Título: DO RANCHO PARA A BOCA DO CAVALO
Autor: Sérgio Ramalho
Fonte: O Globo, 03/07/2006, Rio, p. 9

PM comprou capim com R$657 mil que eram destinados a alimentar policiais

Uma nota de empenho revela que a Polícia Militar gastou R$657 mil, destinados originalmente à alimentação dos policiais, para comprar capim para cavalos. O documento da Diretoria Geral de Apoio Logístico (DGAL) mostra que a corporação pagou, em fevereiro do ano passado, R$0,75 por quilo de capim verde, preço três vezes superior ao de mercado, em valores atuais.

O empenho número 506/0373-E-0258, assinado pelo coronel Samuel Dias Dionízio, ordenador de despesas da DGAL, autorizou a retirada do valor, pago à firma A Capineira Indústria e Comércio de Forragens, da conta das Economias Administrativas da Corporação (EAC). O uso de recursos da caixa de alimentação para quitar a dívida dificulta a fiscalização do uso do dinheiro. O pagamento não está registrado no Sistema de Administração Financeira do Estado (Siafem).

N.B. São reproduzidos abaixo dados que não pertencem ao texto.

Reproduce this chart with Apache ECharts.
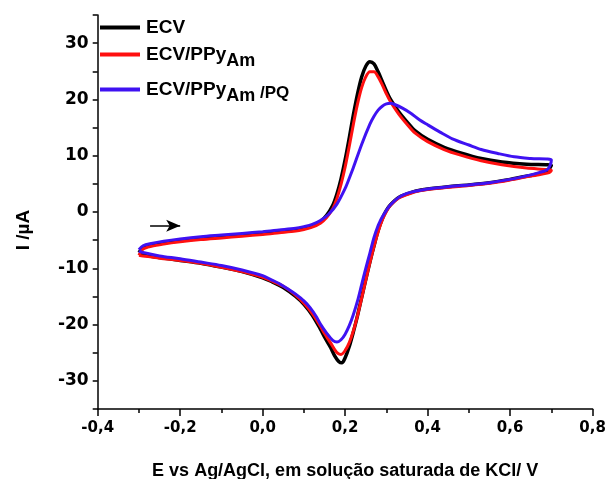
<!DOCTYPE html>
<html>
<head>
<meta charset="utf-8">
<script src="https://cdn.jsdelivr.net/npm/echarts@6/dist/echarts.min.js"></script>
<style>html,body{margin:0;padding:0;background:#fff}#c{width:607px;height:479px}</style>
</head>
<body>
<div id="c"></div>
<script>
// ---- Data (E in V, I in µA); each loop: forward scan then reverse scan ----
const ecvE = [-0.30,-0.29,-0.27,-0.24,-0.20,-0.15,-0.10,-0.05,0.00,0.04,0.08,0.10,0.12,0.14,0.155,0.17,0.18,0.19,0.20,0.21,0.22,0.23,0.24,0.25,0.26,0.27,0.28,0.29,0.30,0.31,0.33,0.35,0.37,0.40,0.44,0.48,0.53,0.58,0.64,0.70,
  0.697,0.69,0.67,0.65,0.60,0.55,0.50,0.45,0.40,0.37,0.35,0.33,0.31,0.30,0.29,0.28,0.27,0.26,0.25,0.24,0.23,0.22,0.21,0.20,0.192,0.185,0.175,0.165,0.15,0.14,0.12,0.10,0.08,0.05,0.02,0.00,-0.05,-0.10,-0.15,-0.20,-0.25,-0.29,-0.30];
const ecvI = [-7.2,-6.4,-5.9,-5.5,-5.1,-4.7,-4.4,-4.1,-3.8,-3.5,-3.2,-2.9,-2.5,-1.7,-0.6,1.2,3.2,5.9,9.3,13.2,17.3,21.0,24.0,25.9,26.7,26.3,24.9,23.2,21.5,20.0,17.8,16.0,14.4,12.9,11.5,10.5,9.5,8.9,8.5,8.3,
  7.9,7.2,6.8,6.5,5.8,5.2,4.8,4.5,4.1,3.7,3.2,2.6,1.3,0.3,-1.2,-3.3,-6.0,-8.9,-12.0,-15.2,-18.4,-21.3,-23.9,-25.9,-26.8,-26.6,-25.6,-24.1,-22.2,-20.8,-18.3,-16.4,-15.0,-13.4,-12.3,-11.7,-10.6,-9.8,-9.1,-8.6,-8.1,-7.6,-7.3];

const ppyE = [-0.30,-0.29,-0.27,-0.24,-0.20,-0.15,-0.10,-0.05,0.00,0.04,0.08,0.10,0.12,0.14,0.155,0.17,0.18,0.19,0.20,0.21,0.22,0.23,0.24,0.25,0.26,0.27,0.28,0.29,0.30,0.31,0.33,0.35,0.37,0.40,0.44,0.48,0.53,0.58,0.64,0.70,
  0.697,0.69,0.67,0.65,0.60,0.55,0.50,0.45,0.40,0.37,0.35,0.33,0.31,0.30,0.29,0.28,0.27,0.26,0.25,0.24,0.23,0.22,0.21,0.20,0.19,0.182,0.175,0.165,0.15,0.14,0.12,0.10,0.08,0.05,0.02,0.00,-0.05,-0.10,-0.15,-0.20,-0.25,-0.29,-0.30];
const ppyI = [-7.7,-6.6,-6.1,-5.7,-5.3,-4.9,-4.6,-4.3,-4.0,-3.7,-3.4,-3.1,-2.7,-2.0,-1.0,0.6,2.4,4.9,8.0,11.7,15.6,19.2,22.1,24.0,24.9,24.9,24.0,22.6,21.0,19.6,17.4,15.6,14.0,12.5,11.1,10.1,9.1,8.4,7.8,7.4,
  7.1,6.9,6.6,6.4,5.7,5.1,4.7,4.4,4.0,3.6,3.1,2.5,1.2,0.1,-1.4,-3.5,-6.1,-9.0,-12.1,-15.3,-18.4,-21.1,-23.2,-24.6,-25.3,-25.1,-24.5,-23.3,-21.6,-20.3,-18.0,-16.2,-14.8,-13.2,-12.2,-11.6,-10.6,-9.8,-9.1,-8.6,-8.2,-7.8,-7.7];

const pqE = [-0.30,-0.29,-0.27,-0.24,-0.20,-0.15,-0.10,-0.05,0.00,0.04,0.08,0.10,0.12,0.14,0.16,0.18,0.20,0.21,0.22,0.24,0.26,0.27,0.28,0.29,0.30,0.31,0.32,0.34,0.36,0.38,0.40,0.43,0.46,0.50,0.53,0.57,0.61,0.65,0.70,
  0.697,0.69,0.67,0.65,0.60,0.55,0.50,0.45,0.40,0.37,0.35,0.33,0.31,0.30,0.29,0.285,0.28,0.27,0.26,0.25,0.24,0.23,0.22,0.21,0.20,0.19,0.18,0.17,0.156,0.14,0.131,0.115,0.10,0.08,0.066,0.04,0.02,0.00,-0.05,-0.10,-0.15,-0.20,-0.25,-0.29,-0.30];
const pqI = [-6.7,-6.0,-5.6,-5.2,-4.8,-4.4,-4.1,-3.8,-3.5,-3.2,-2.9,-2.6,-2.2,-1.5,-0.4,1.4,4.2,6.0,7.9,12.0,15.6,17.0,18.1,18.8,19.2,19.3,19.1,18.4,17.5,16.4,15.5,14.2,13.0,11.9,11.1,10.4,9.8,9.5,9.25,
  8.3,7.5,7.0,6.6,5.8,5.2,4.8,4.5,4.1,3.7,3.3,2.6,1.3,0.3,-0.9,-1.6,-2.4,-4.5,-7.3,-10.0,-12.9,-15.8,-18.2,-20.2,-21.7,-22.7,-23.1,-22.8,-21.6,-19.9,-18.7,-17.0,-15.8,-14.6,-13.9,-12.7,-12.0,-11.3,-10.3,-9.5,-8.9,-8.3,-7.8,-7.2,-6.9];

const seriesNames = ['ECV', 'ECV/PPyAm', 'ECV/PPyAm/PQ'];
const seriesColors = ['#000000', '#ff1010', '#3f12f2'];
const arrowStart = [-0.273, -2.45];
const arrowEnd = [-0.200, -2.45];
const xTicks = { min: -0.4, max: 0.8, interval: 0.2 };
const yTicks = { min: -35, max: 35, interval: 5 };
const xTitle = 'E vs Ag/AgCl, em solução saturada de KCl/ V';
const yTitle = 'I /µA';

const zip = (a, b) => a.map((v, i) => [v, b[i]]);
const loops = [zip(ecvE, ecvI), zip(ppyE, ppyI), zip(pqE, pqI)];

const arial = '"Liberation Sans", Arial, sans-serif';
const dejavu = '"DejaVu Sans", Verdana, sans-serif';

const legendRich = {
  n: { fontSize: 19, fontWeight: 'bold', fontFamily: arial, color: '#000', lineHeight: 20 },
  s: { fontSize: 18, fontWeight: 'bold', fontFamily: arial, color: '#000', lineHeight: 20, padding: [13, 0, 0, 0] },
  p: { fontSize: 17, fontWeight: 'bold', fontFamily: arial, color: '#000', lineHeight: 18, padding: [7, 0, 0, 0] }
};
const legendFmt = {
  'ECV': '{n|ECV}',
  'ECV/PPyAm': '{n|ECV/PPy}{s|Am}',
  'ECV/PPyAm/PQ': '{n|ECV/PPy}{s|Am}{p| /PQ}'
};
const legendTops = [18, 39, 74];

const chart = echarts.init(document.getElementById('c'), null, { renderer: 'canvas' });
chart.setOption({
  animation: false,
  backgroundColor: '#fff',
  grid: { left: 97.7, right: 14.4, top: 15, bottom: 70, containLabel: false, outerBoundsMode: 'none' },
  legend: seriesNames.map((nm, i) => ({
    data: [nm],
    left: 100, top: legendTops[i], padding: 0,
    icon: 'rect', itemWidth: 40, itemHeight: 4,
    selectedMode: false,
    formatter: (name) => legendFmt[name],
    textStyle: { rich: legendRich, padding: [0, 0, 0, 1] }
  })),
  xAxis: {
    type: 'value', min: xTicks.min, max: xTicks.max, interval: xTicks.interval,
    name: xTitle, nameLocation: 'middle', nameGap: 53,
    nameTextStyle: { fontSize: 18, fontWeight: 'bold', fontFamily: arial, color: '#000' },
    axisLine: { show: true, onZero: false, lineStyle: { color: '#000', width: 1.5 } },
    axisTick: { show: true, inside: false, length: 7, lineStyle: { color: '#000', width: 1.5 } },
    minorTick: { show: true, splitNumber: 2, length: 4, lineStyle: { color: '#000', width: 1.5 } },
    axisLabel: { margin: 12, fontSize: 15, fontWeight: 'bold', fontFamily: dejavu, color: '#000',
      formatter: (v) => (Math.abs(v) < 1e-9 ? 0 : v).toFixed(1).replace('.', ',') },
    splitLine: { show: false }
  },
  yAxis: {
    type: 'value', min: yTicks.min, max: yTicks.max, interval: yTicks.interval,
    name: yTitle, nameLocation: 'middle', nameGap: 64, nameRotate: 90,
    nameTextStyle: { fontSize: 19, fontWeight: 'bold', fontFamily: arial, color: '#000', padding: [0, 36, 0, 0] },
    axisLine: { show: true, onZero: false, lineStyle: { color: '#000', width: 1.5 } },
    axisTick: { show: true, inside: false, length: 5, lineStyle: { color: '#000', width: 1.5 } },
    axisLabel: { margin: 9, fontSize: 17, fontWeight: 'bold', fontFamily: dejavu, color: '#000',
      formatter: (v) => (Math.round(v) % 10 === 0 ? String(Math.round(v)) : '') },
    splitLine: { show: false }
  },
  series: seriesNames.map((nm, i) => ({
    name: nm, type: 'line', data: loops[i],
    showSymbol: false, smooth: 0.3, silent: true,
    lineStyle: { color: seriesColors[i], width: i === 0 ? 3.5 : 3 },
    itemStyle: { color: seriesColors[i] },
    z: 2 + i,
    markLine: i === 0 ? {
      silent: true, symbol: ['none', 'arrow'], symbolSize: [9, 14],
      label: { show: false },
      lineStyle: { color: '#000', width: 1.5, type: 'solid' },
      data: [[{ coord: arrowStart }, { coord: arrowEnd }]]
    } : undefined
  }))
});
</script>
</body>
</html>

Coronel afirma que solicitou auditoria

O Siafem é um cadastro geral de todos os pagamentos feitos pelo estado e valores altos como o empenho de R$657 mil para a Capineira só poderiam ser liberados se estivessem registrados. Comandante-geral da Polícia Militar, o coronel Hudson de Aguiar Miranda afirma que há dispositivos legais que permitem o emprego de recursos da conta da caixa de alimentação para compras emergenciais. Com relação ao valor pago pelo quilo de capim, o oficial garantiu que o processo será investigado.

¿ Solicitei, por ofício ao Tribunal de Contas do Estado (TCE), que um técnico realize uma auditoria nos processos de licitação feitos pela PM no ano passado. Esse trabalho já foi iniciado pelo coronel Antônio Camilo de Faria. Quero transparência e garanto que tudo será esclarecido. Caso alguma irregularidade seja confirmada, o responsável será identificado e punido ¿ assegurou o coronel.

Para deputado, frota foi desrespeitada

Para o presidente da Associação de Policiais Militares e Bombeiros (Assinap), Miguel Cordeiro, o uso de recursos da caixa de alimentação para outros pagamentos caracteriza uma irregularidade.

¿ É crime o desvio de finalidade do dinheiro do rancho dos policiais. O resultado desse tipo de atitude pode ser medido pela qualidade da refeição servida no rancho dos policiais. Agora, cabe ao Ministério Público investigar esses desvios ¿ disse Cordeiro.

O presidente da Associação de Policiais Militares defendeu ainda uma investigação externa das contas da PM.

¿ É preciso haver isenção para investigar a fundo as licitações feitas pela PM no ano passado. Esse é um processo que não pode ser feito por oficiais que integram a atual cúpula da corporação ¿ argumentou Cordeiro.

Oficial da Polícia Militar, o deputado estadual Paulo Ramos (PDT) classificou o emprego do dinheiro do rancho na compra de capim como um desrespeito à tropa:

¿ Não é à toa que os policiais odeiam o rancho. Além de gastarem um valor irrisório na alimentação dos PMs, agora descobrimos que eles ainda usam a sobra do dinheiro para alimentar os cavalos. O TCE tem representantes dentro das inspetorias da Polícia Militar e pode coibir esse tipo de irregularidade ¿ disse o deputado Paulo Ramos.

Além do uso de dinheiro da caixa de alimentação e dos indícios de superfaturamento, o contrato com a Capineira Indústria e Comércio de Forragens revela que a empresa aponta dois endereços como local da sede. O primeiro, na Avenida Canal de Guandu, em Santa Cruz. Repórteres do GLOBO estiveram no local e ouviram moradores, que negaram conhecer a empresa. No lugar indicado há apenas mato, algumas casas e pequenas propriedades rurais.

No Siafem consta outro endereço da Capineira, em Magalhães Bastos, mas lá também não há sequer uma filial. Na verdade, o endereço é de um apartamento onde mora a filha de um dos sócios da empresa, Antônio Francisco Gomes Sobrinho. Procurado diversas vezes pelo GLOBO, Antônio Francisco não retornou as ligações.